Tucked away under the heading “Tax Administration” is a proposal to consult on how court decisions in favour of HMRC are followed up. The proposal looks to be quite straightforward – a taxpayer who has used an avoidance scheme and filed returns on that basis will be required to consider the impact of another party’s litigation (in other words a win for HMRC) and where appropriate amend their return and pay tax, or confirm that they stand by the return as submitted. In other words such taxpayers will have ongoing filing obligations, essentially to have regard to case law developments where another party has used that avoidance scheme. A failure to amend will attract a tax geared penalty, if the taxpayer fails to take reasonable care.
I see the merits of HMRC’s position, if taxpayers engage in avoidance schemes then why not impose a continuing self-assessment obligation backed with a suitable stick to encourage settlement? If the proposal is implemented then it certainly increases the pressure on avoidance scheme users, as well as their cost of participation.
But I also see some real difficulties for taxpayers.

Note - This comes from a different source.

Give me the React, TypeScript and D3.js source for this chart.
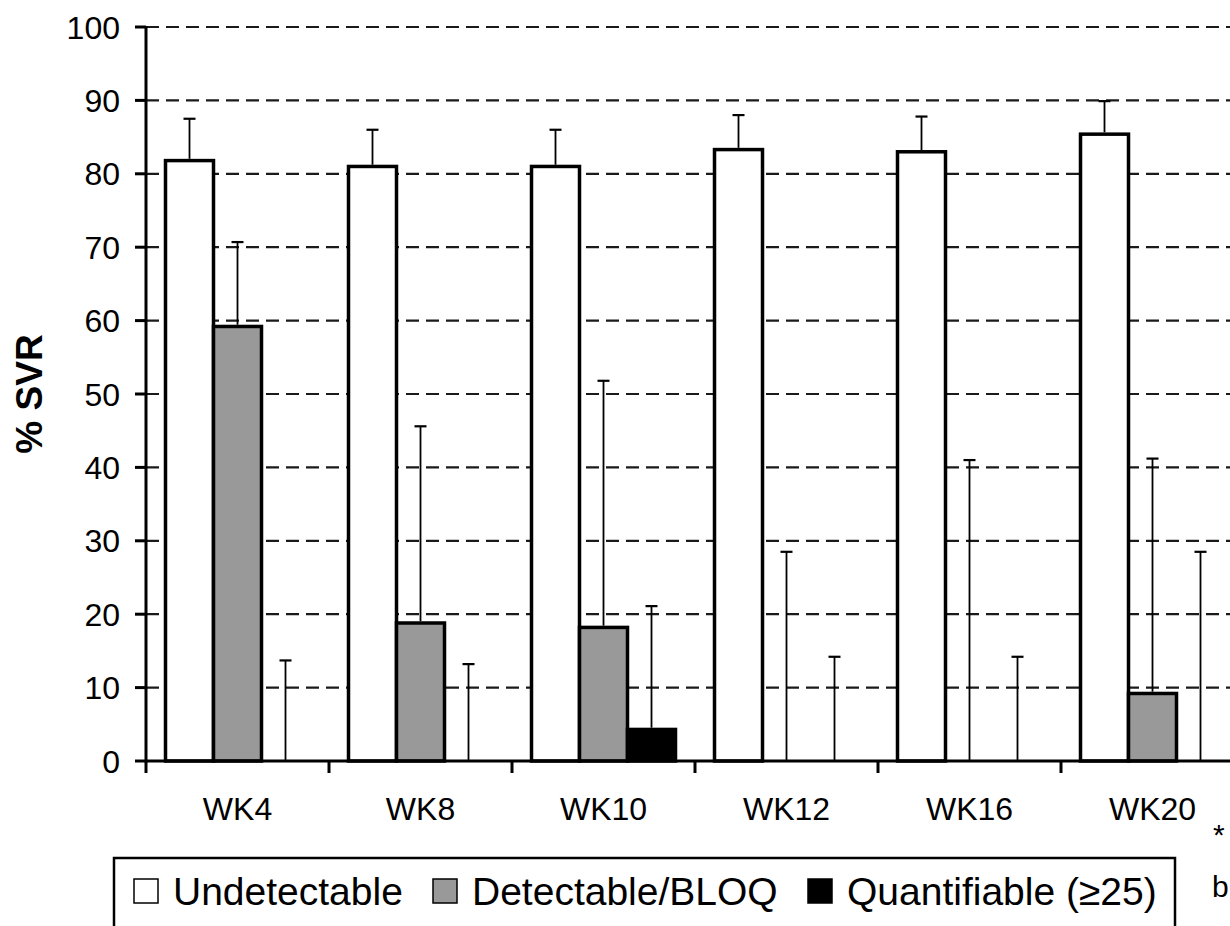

Presumably they will have to assess the merits of their avoidance scheme, having regard to its particular facts and circumstances, which may not be known in any detail by the taxpayer, in the light of case law developments relating to other taxpayers. A review of recent avoidance cases highlights the importance of the facts – as found by the Tribunal, the evidence for which may depend upon the performance of relevant witnesses on the day.
It will I think be difficult to strike a suitable balance.